Boochani recorded an acceptance speech which played at the award ceremony. In this he explained that when exiled to Manus, he told an official he was a skilled writer and was laughed at. Today, Boochani’s literary skills are being honoured and consumed worldwide, whilst he still finds himself, and almost a thousand others, in a helpless situation.

As was announced five years ago, those currently detained on the island will not be resettled to Australia even if they are proven to be legitimate refugees, purely because they arrived by boat. Despite the political complexity around the policies, these individuals now remain in a desperate limbo. Suicide attempts and mental health problems are wide spread for those who have been separated from family members for years and see no future for themselves. The Australian government must explore the options to help resettle these individuals, such as accepting New Zealand’s offer to take the asylum seekers.

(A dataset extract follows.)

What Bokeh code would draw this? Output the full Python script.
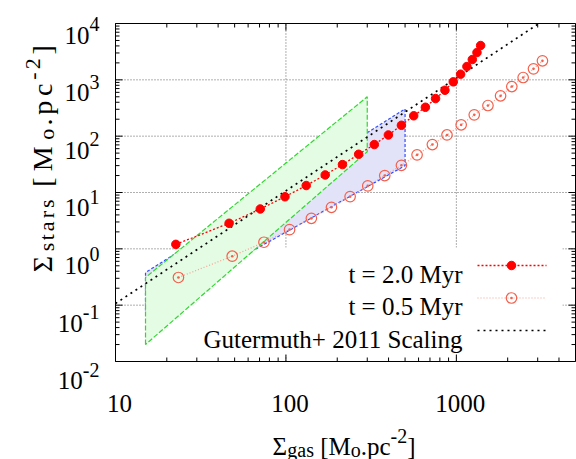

However, there has recently been great news that the final four children detained on Naura would be resettled in the US. Despite tension, the deal between the Australian and US Governments has been upheld by the Trump administration. Not to get political, but whilst Scomo was the one to make the positive announcement, I do not believe he is deserving of much praise. The doctors, journalists, MP’s, teachers, organisations and members of the public who worked tirelessly on the #KidsofNauru movement are the real champions of this story. They demanded the government to listen and recognize that we do not condone our government’s current policies or practices. The mistreatment of vulnerable people and appalling state of the detention facilities will forever be a stain on Australia’s history. Yet to see all the children now given a chance at a better life, is a huge win for people power!

As parliament resumes this week a noteworthy debate for this issue will be on independent MP Kerryn Phelps’ Bill proposing emergency medical transfers to Australia when the services on the islands are inadequate. Only time will tell whether this bill will be passed or if Scott Morrison’s medical review panel idea gains more traction. Perhaps collaboration will lead to a third option which addresses the criticism for both models. However, it is clear there needs to be a better system in place ensuring the necessary treatment is provided for patients as fast as possible in emergencies. We hope to see throughout the next twelve months a push to end indefinite detention, but in the meantime, any improvements to the health and welfare of individuals in this situation should be supported.

Despite Boochani’s immense hardship, his words of acceptance spread positivity stating;

“I believe that literature has the potential to make change and challenge structures of power. Literature has the power to give us freedom. … I truly believe words are more powerful than this place, this prison.”

Powerful words from an incredible man, who’s recognition will help keep indefinite detention in our media, our book shops, our conversations and spark change.